Note: Almost no origfips to same destfips moves now, likely because duplicate effdates were removed\
Note2: Failed geocoded fips kept

In [36]:
# Compute matrices

def matrix(df_moves):
    se_indices = (
        pd.concat([df_moves['origfips'], df_moves['destfips']])
            .drop_duplicates()
    )

    df_matrix = (
        df_moves.groupby(['origfips', 'destfips'])
            .size()
            .unstack(fill_value=0)
            .reindex(se_indices, columns=se_indices, fill_value=0)
    )

    return df_matrix

df_03_07_matrix = matrix(df_03_07_moves)
df_08_12_matrix = matrix(df_08_12_moves)
df_13_17_matrix = matrix(df_13_17_moves)

In [37]:
# Write to files
df_03_07_matrix.to_csv("data/direct/03_07_matrix.csv")
df_08_12_matrix.to_csv("data/direct/08_12_matrix.csv")
df_13_17_matrix.to_csv("data/direct/13_17_matrix.csv")

In [38]:
# Compute high gains & losses

def high_moves(df_matrix):
    df_zeroed_matrix = df_matrix.copy(deep=True)

    np.fill_diagonal(df_zeroed_matrix.values, 0)

    # Sum across rows and columns
    df_high_loss = df_zeroed_matrix.sum(axis=1).to_frame(name='count')
    df_high_gain = df_zeroed_matrix.sum().to_frame(name='count')

    # Label fips based on gainers & losers
    condList_high_loss = [
        df_high_loss.index.isin(se_gainers), df_high_loss.index.isin(se_losers)
    ]
    condList_high_gain = [
        df_high_gain.index.isin(se_gainers), df_high_gain.index.isin(se_losers)
    ]
    choiceList_high = ['gain', 'loss']

    df_high_loss['type'] = pd.Categorical(
        np.select(condList_high_loss, choiceList_high, default='other')
    )
    df_high_gain['type'] = pd.Categorical(
        np.select(condList_high_gain, choiceList_high, default='other')
    )

    return df_high_loss, df_high_gain

df_03_07_high_loss, df_03_07_high_gain = high_moves(df_03_07_matrix)
df_08_12_high_loss, df_08_12_high_gain = high_moves(df_08_12_matrix)
df_13_17_high_loss, df_13_17_high_gain = high_moves(df_13_17_matrix)

In [39]:
# Write to files
df_03_07_high_loss.to_csv("data/direct/03_07_out_of_high_loss.csv")
df_03_07_high_gain.to_csv("data/direct/03_07_into_high_gain.csv")

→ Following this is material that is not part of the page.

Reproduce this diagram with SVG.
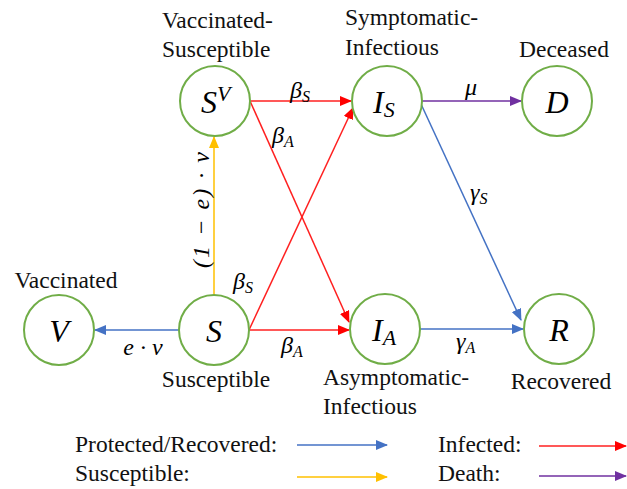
<svg xmlns="http://www.w3.org/2000/svg" width="627" height="489" viewBox="0 0 627 489">
<style>
text{font-family:'Liberation Serif','Times New Roman','DejaVu Serif',serif}
.node{fill:#fff;stroke:#70AD47;stroke-width:2}
.lbl{font-size:23.5px;fill:#111}
.m{font-style:italic;fill:#000}
.big{font-size:32px}
.par{font-size:24px}
.c{stroke-width:1.5;fill:none}
.b{stroke:#4472C4}.r{stroke:#FF2020}.y{stroke:#FFC000}.p{stroke:#7030A0}
</style>
<defs>
<marker id="ab" markerWidth="12" markerHeight="10" refX="11" refY="5" orient="auto" markerUnits="userSpaceOnUse"><path d="M0,0 L12,5 L0,10 Z" fill="#4472C4"/></marker>
<marker id="ar" markerWidth="12" markerHeight="10" refX="11" refY="5" orient="auto" markerUnits="userSpaceOnUse"><path d="M0,0 L12,5 L0,10 Z" fill="#FF0000"/></marker>
<marker id="ay" markerWidth="12" markerHeight="10" refX="11" refY="5" orient="auto" markerUnits="userSpaceOnUse"><path d="M0,0 L12,5 L0,10 Z" fill="#FFC000"/></marker>
<marker id="ap" markerWidth="12" markerHeight="10" refX="11" refY="5" orient="auto" markerUnits="userSpaceOnUse"><path d="M0,0 L12,5 L0,10 Z" fill="#7030A0"/></marker>
</defs>
<rect width="627" height="489" fill="#fff"/>

<g id="connectors">
<line class="c y" x1="214" y1="295" x2="214" y2="137" marker-end="url(#ay)"/>
<line class="c b" x1="179" y1="330" x2="95" y2="330" marker-end="url(#ab)"/>
<line class="c r" x1="250" y1="101" x2="351" y2="101" marker-end="url(#ar)"/>
<line class="c r" x1="250" y1="101" x2="349" y2="322" marker-end="url(#ar)"/>
<line class="c r" x1="249" y1="330" x2="353" y2="108" marker-end="url(#ar)"/>
<line class="c r" x1="249" y1="330" x2="349" y2="330" marker-end="url(#ar)"/>
<line class="c p" x1="422" y1="101" x2="521" y2="101" marker-end="url(#ap)"/>
<line class="c b" x1="421" y1="104" x2="521" y2="320" marker-end="url(#ab)"/>
<line class="c b" x1="420" y1="329" x2="523" y2="329" marker-end="url(#ab)"/>

<text class="m par" transform="translate(209,210) rotate(-90)" text-anchor="middle" textLength="116" lengthAdjust="spacing">(1 − e) · v</text>
<text class="m par" x="143" y="355" text-anchor="middle">e · v</text>
<text class="m par" x="290" y="98">β<tspan font-size="16" dy="4">S</tspan></text>
<text class="m par" x="272" y="143">β<tspan font-size="16" dy="4">A</tspan></text>
<text class="m par" x="233" y="289">β<tspan font-size="16" dy="4">S</tspan></text>
<text class="m par" x="281" y="353">β<tspan font-size="16" dy="4">A</tspan></text>
<text class="m par" x="465" y="95">μ</text>
<text class="m par" x="470" y="200">γ<tspan font-size="16" dy="4">S</tspan></text>
<text class="m par" x="456" y="349">γ<tspan font-size="16" dy="4">A</tspan></text>
</g>

<g id="node-SV">
<circle class="node" cx="215" cy="101" r="35"/>
<text class="m big" x="201" y="113">S<tspan font-size="22" dy="-12">V</tspan></text>
<text class="lbl" x="162" y="28">Vaccinated-</text>
<text class="lbl" x="162" y="57">Susceptible</text>
</g>
<g id="node-IS">
<circle class="node" cx="387" cy="101" r="35"/>
<text class="m big" x="373" y="113">I<tspan font-size="22" dy="4">S</tspan></text>
<text class="lbl" x="345" y="25">Symptomatic-</text>
<text class="lbl" x="345" y="55">Infectious</text>
</g>
<g id="node-D">
<circle class="node" cx="557" cy="101" r="35"/>
<text class="m big" x="557" y="113" text-anchor="middle">D</text>
<text class="lbl" x="564" y="57" text-anchor="middle">Deceased</text>
</g>
<g id="node-V">
<circle class="node" cx="59" cy="330" r="35"/>
<text class="m big" x="59" y="342" text-anchor="middle">V</text>
<text class="lbl" x="66" y="288" text-anchor="middle">Vaccinated</text>
</g>
<g id="node-S">
<circle class="node" cx="214" cy="330" r="35"/>
<text class="m big" x="214" y="342" text-anchor="middle">S</text>
<text class="lbl" x="216" y="387" text-anchor="middle">Susceptible</text>
</g>
<g id="node-IA">
<circle class="node" cx="385" cy="329" r="35"/>
<text class="m big" x="372" y="341">I<tspan font-size="22" dy="4">A</tspan></text>
<text class="lbl" x="323" y="385">Asymptomatic-</text>
<text class="lbl" x="323" y="414">Infectious</text>
</g>
<g id="node-R">
<circle class="node" cx="559" cy="329" r="35"/>
<text class="m big" x="559" y="341" text-anchor="middle">R</text>
<text class="lbl" x="561" y="389" text-anchor="middle">Recovered</text>
</g>

<g id="legend">
<text class="lbl" x="75" y="452">Protected/Recovered:</text>
<line class="c b" x1="297" y1="445" x2="387" y2="445" marker-end="url(#ab)"/>
<text class="lbl" x="75" y="481">Susceptible:</text>
<line class="c y" x1="297" y1="477" x2="387" y2="477" marker-end="url(#ay)"/>
<text class="lbl" x="438" y="452">Infected:</text>
<line class="c r" x1="539" y1="446" x2="626" y2="446" marker-end="url(#ar)"/>
<text class="lbl" x="438" y="481">Death:</text>
<line class="c p" x1="539" y1="476" x2="626" y2="476" marker-end="url(#ap)"/>
</g>
</svg>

df_08_12_high_loss.to_csv("data/direct/08_12_out_of_high_loss.csv")
df_08_12_high_gain.to_csv("data/direct/08_12_into_high_gain.csv")

df_13_17_high_loss.to_csv("data/direct/13_17_out_of_high_loss.csv")
df_13_17_high_gain.to_csv("data/direct/13_17_into_high_gain.csv")

In [40]:
# Compute summaries

def summary(df_high_moves):
    df_summary = pd.DataFrame(columns=['count'])
    
    # Sum each of gainers, losers, and other
    df_summary.loc["from_loss"] = (
        df_high_moves[df_high_moves.index.isin(se_losers)]['count'].sum()
    )
    df_summary.loc["from_gain"] = (
        df_high_moves[df_high_moves.index.isin(se_gainers)]['count'].sum()
    )
    df_summary.loc["from_other"] = (
        df_high_moves['count'].sum()
        - df_summary.loc["from_loss"]
        - df_summary.loc["from_gain"]
    )

    return df_summary

df_03_07_high_loss_summary = summary(df_03_07_high_loss)
df_03_07_high_gain_summary = summary(df_03_07_high_gain)

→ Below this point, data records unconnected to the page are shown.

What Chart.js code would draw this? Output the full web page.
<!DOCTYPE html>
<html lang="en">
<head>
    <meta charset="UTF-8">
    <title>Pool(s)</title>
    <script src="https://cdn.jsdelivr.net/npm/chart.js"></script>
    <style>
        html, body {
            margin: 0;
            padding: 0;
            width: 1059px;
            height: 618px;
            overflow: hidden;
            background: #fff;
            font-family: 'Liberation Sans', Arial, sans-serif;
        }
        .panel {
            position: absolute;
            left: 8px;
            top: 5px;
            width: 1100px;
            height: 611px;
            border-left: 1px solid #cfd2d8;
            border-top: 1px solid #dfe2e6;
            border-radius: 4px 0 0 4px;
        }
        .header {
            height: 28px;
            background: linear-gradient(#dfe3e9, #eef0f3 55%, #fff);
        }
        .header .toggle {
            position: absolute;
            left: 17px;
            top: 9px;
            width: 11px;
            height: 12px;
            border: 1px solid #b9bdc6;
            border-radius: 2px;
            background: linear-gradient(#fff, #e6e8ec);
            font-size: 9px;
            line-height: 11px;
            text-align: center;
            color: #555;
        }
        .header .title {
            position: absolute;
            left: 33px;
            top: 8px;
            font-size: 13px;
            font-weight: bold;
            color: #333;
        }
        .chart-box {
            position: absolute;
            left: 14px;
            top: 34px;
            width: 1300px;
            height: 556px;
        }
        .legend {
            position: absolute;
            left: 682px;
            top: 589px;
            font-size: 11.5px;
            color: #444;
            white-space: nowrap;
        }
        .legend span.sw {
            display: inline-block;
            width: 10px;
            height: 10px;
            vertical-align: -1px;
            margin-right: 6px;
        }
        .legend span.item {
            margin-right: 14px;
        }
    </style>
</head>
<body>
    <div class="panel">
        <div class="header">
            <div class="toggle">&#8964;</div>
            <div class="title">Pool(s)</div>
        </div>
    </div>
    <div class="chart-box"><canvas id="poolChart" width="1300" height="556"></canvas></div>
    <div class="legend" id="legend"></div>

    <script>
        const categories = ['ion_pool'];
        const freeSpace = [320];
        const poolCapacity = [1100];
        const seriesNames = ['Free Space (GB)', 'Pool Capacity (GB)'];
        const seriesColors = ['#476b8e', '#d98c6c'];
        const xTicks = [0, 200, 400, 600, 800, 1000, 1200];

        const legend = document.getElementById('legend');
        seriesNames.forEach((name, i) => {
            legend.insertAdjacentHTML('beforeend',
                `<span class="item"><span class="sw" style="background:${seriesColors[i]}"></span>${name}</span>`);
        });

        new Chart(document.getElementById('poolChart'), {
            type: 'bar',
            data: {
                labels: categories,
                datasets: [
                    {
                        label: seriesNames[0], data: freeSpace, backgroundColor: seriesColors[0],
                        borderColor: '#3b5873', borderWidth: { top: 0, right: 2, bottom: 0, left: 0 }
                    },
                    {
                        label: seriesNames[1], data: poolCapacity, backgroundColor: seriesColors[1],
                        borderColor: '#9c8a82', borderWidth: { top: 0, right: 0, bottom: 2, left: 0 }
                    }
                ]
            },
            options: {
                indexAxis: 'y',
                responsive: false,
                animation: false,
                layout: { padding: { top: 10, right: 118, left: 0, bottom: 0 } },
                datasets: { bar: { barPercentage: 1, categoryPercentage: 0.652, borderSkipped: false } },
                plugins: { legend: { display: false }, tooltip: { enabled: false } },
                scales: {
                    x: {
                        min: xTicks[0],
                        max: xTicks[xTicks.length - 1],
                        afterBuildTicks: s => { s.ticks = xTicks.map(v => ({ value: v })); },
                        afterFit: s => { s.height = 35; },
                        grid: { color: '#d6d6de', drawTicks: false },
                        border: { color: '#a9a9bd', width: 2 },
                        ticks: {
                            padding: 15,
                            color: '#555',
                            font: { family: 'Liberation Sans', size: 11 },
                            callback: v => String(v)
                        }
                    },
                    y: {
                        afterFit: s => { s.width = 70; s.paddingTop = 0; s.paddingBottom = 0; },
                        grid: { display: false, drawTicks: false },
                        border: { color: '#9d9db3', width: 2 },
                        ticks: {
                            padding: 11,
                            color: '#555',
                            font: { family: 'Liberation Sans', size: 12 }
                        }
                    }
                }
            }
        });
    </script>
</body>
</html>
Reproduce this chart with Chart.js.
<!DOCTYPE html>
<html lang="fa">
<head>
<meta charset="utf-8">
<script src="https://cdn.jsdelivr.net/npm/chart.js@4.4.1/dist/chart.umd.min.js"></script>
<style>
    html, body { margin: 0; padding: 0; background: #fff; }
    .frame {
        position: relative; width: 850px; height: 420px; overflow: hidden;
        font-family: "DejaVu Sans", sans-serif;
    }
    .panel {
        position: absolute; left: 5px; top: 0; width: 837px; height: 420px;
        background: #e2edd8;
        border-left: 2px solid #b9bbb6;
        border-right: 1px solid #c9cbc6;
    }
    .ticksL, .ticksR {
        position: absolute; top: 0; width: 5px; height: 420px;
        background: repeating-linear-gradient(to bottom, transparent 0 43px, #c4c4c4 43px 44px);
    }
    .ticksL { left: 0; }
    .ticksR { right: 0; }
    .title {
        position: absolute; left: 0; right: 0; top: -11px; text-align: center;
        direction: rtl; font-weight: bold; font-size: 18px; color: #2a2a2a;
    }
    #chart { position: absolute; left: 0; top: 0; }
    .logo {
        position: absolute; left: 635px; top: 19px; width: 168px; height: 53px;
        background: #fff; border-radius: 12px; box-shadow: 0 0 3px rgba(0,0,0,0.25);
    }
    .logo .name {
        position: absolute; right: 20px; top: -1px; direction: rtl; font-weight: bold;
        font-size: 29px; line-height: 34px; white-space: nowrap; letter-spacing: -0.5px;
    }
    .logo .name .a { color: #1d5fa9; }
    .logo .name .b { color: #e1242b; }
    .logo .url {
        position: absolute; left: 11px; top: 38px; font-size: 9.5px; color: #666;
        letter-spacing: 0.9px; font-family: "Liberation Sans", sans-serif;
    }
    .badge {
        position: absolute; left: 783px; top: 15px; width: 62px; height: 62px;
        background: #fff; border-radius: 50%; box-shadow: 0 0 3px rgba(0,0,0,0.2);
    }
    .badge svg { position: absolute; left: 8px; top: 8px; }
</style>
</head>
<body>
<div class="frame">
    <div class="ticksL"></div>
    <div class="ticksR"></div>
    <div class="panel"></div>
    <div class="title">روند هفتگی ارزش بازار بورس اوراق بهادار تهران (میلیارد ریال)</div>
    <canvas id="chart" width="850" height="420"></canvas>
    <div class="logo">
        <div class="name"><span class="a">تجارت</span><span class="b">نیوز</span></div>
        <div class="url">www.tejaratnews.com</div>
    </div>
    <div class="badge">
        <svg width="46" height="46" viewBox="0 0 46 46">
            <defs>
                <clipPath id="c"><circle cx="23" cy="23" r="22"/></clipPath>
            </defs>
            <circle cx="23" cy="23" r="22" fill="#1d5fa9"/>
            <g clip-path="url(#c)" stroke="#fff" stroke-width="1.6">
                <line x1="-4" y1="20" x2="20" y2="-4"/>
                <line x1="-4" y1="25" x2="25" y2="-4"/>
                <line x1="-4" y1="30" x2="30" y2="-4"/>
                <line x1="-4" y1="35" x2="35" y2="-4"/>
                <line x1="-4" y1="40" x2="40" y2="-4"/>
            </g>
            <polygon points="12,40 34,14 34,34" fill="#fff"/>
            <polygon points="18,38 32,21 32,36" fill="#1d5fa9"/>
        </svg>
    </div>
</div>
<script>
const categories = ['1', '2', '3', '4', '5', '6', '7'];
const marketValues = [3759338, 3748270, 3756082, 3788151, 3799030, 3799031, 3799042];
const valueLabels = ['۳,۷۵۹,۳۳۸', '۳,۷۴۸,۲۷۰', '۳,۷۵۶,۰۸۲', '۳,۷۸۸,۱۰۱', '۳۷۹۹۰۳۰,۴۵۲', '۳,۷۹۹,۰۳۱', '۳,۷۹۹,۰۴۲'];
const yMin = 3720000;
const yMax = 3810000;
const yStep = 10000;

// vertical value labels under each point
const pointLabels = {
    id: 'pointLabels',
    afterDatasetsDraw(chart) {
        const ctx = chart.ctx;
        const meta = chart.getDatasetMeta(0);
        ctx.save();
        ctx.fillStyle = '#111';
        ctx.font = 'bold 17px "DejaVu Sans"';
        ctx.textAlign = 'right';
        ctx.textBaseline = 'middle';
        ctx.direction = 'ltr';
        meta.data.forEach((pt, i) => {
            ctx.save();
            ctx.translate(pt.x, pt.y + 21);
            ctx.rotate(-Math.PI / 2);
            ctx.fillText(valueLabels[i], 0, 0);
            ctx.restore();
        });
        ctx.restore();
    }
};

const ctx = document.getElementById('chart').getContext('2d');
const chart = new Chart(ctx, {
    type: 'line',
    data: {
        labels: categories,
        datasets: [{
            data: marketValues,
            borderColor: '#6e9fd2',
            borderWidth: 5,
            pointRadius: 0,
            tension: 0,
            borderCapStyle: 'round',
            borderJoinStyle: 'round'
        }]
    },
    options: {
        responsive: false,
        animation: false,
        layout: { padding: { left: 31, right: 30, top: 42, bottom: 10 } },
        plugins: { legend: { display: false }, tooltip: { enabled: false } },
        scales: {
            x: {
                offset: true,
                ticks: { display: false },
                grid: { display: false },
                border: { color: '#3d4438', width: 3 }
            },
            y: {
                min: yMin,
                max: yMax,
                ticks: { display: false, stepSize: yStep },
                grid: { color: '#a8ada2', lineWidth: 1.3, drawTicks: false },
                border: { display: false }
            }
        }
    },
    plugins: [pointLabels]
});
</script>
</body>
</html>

df_08_12_high_loss_summary = summary(df_08_12_high_loss)
df_08_12_high_gain_summary = summary(df_08_12_high_gain)

df_13_17_high_loss_summary = summary(df_13_17_high_loss)
df_13_17_high_gain_summary = summary(df_13_17_high_gain)

In [41]:
# Write to files
df_03_07_high_loss_summary.to_csv("data/direct/03_07_out_of_high_loss_summary.csv")
df_03_07_high_gain_summary.to_csv("data/direct/03_07_into_high_gain_summary.csv")

df_08_12_high_loss_summary.to_csv("data/direct/08_12_out_of_high_loss_summary.csv")
df_08_12_high_gain_summary.to_csv("data/direct/08_12_into_high_gain_summary.csv")

df_13_17_high_loss_summary.to_csv("data/direct/13_17_out_of_high_loss_summary.csv")
df_13_17_high_gain_summary.to_csv("data/direct/13_17_into_high_gain_summary.csv")